I am genuinely feeling so much fucking better already. It might be a placebo to a certain extent, I think it's more likely because I've been abusing porn and fapping more in the past couple of months than I have in my entire life. The brain fog was a very real thing, I am finding the same tasks to require less mental power already. Coincidentally, I also find myself blasting Metallica again for the first time in years lol. No extra attention from girls, at least I haven't noticed it, but I couldn't give less of a shit about that right now.

Anyway back to it, I know I might sound a bit crazy considering just yesterday I was on here bitching again about whether hardmode is worth it. But I have been thinking more about this shit, how it relates to my past experiences, projecting into the future and doing some other mental exercises.

There isn't one time I can remember sticking with nofap for good when it didn't have a positive impact on my life so far. Most of the time that impact was actually quite significant, and I can't attribute the progress I made in life to anything else I did differently at the time. Nofap was the single common thread as far as the conscious actionable step I took.

Hence, I have genuinely started to consider making the decision of starting to pursue this as a lifetime habit. I know I will come to doubt this position once strong urges will hit me again, as will inevitably happen. Especially once summer time comes and assess will be literally hanging out of everywhere.

Fuck, I don't know. I've been looking at this from the same perspective as I did with quitting smoking and a bunch of other addictions, which I have been successful with. I managed to get that shit out of my life for good and temptation is literally not present anymore, but I have never been able to do the same with fapping. I am still pondering whether nofap is ultimately an illusion, as most society currently dismisses it as such.

Smoking is generally accepted by 99% of reasonable people as being a filthy destructive habit, but porn ( and fapping to a much greater extent ) don't have the same reputation. However I am not one to go along blindly with herd mentality on any aspects of life, and I know the mind is a complicated thing.

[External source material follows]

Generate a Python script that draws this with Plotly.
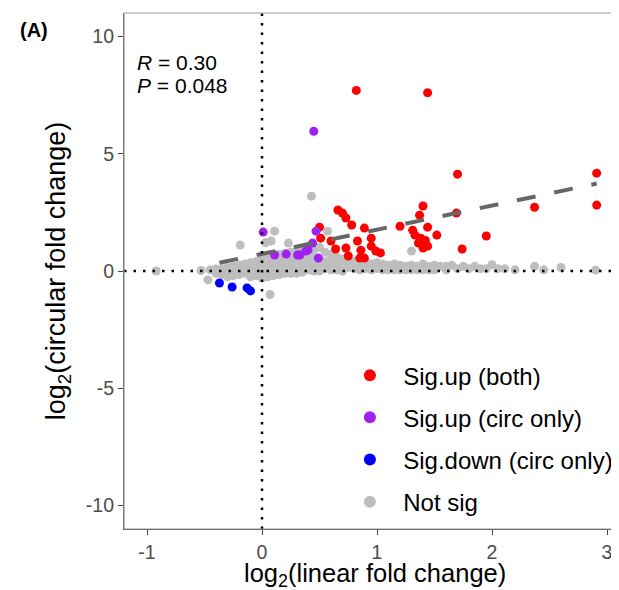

Is there any good reading on the topic of abstaining from fapping long-term aside from the Your Brain on Porn book?

Regardless, I've decided to aim for 90 days at the very least, within the ideal context of making this a permanent lifestyle change. Whether that will include limited regular fapping without porn later on I don't know, some people seem to go this route. For now, I will focus on the 90 days though.

Regarding hardmode, today I remembered one key mindset shift from Allan Carr's "Easyway to quit smoking". For the record, I don't think it's that amazing of a book or necessarily the reason that made me stop smoking, it was more of a ritual of sorts for me once I decided to quit for good.

Anyway the point was that the best time to quit smoking/insert negative habit once you've made the decision to do so for real, is now. Rather than postponing, making excuses no matter how real or valid they might be and rationalizing them ( which is partly what I have been doing with nofap ) reframe the situation entirely. Focus on proceeding in spite of harsh current circumstances - e.g. "I know this fucking sucks right now, and that nofap will be a lot easier in the future with a girlfriend but tough shit, it's not a valid enough excuse and I'm going to stick it out nevertheless".

Sounds cheesy as fuck, but it has worked for me in the past once I truly internalized the concept, perhaps it makes some sense and helps someone else.

I'm off to bed, thank you for taking the time to read my crazy ramblings guys.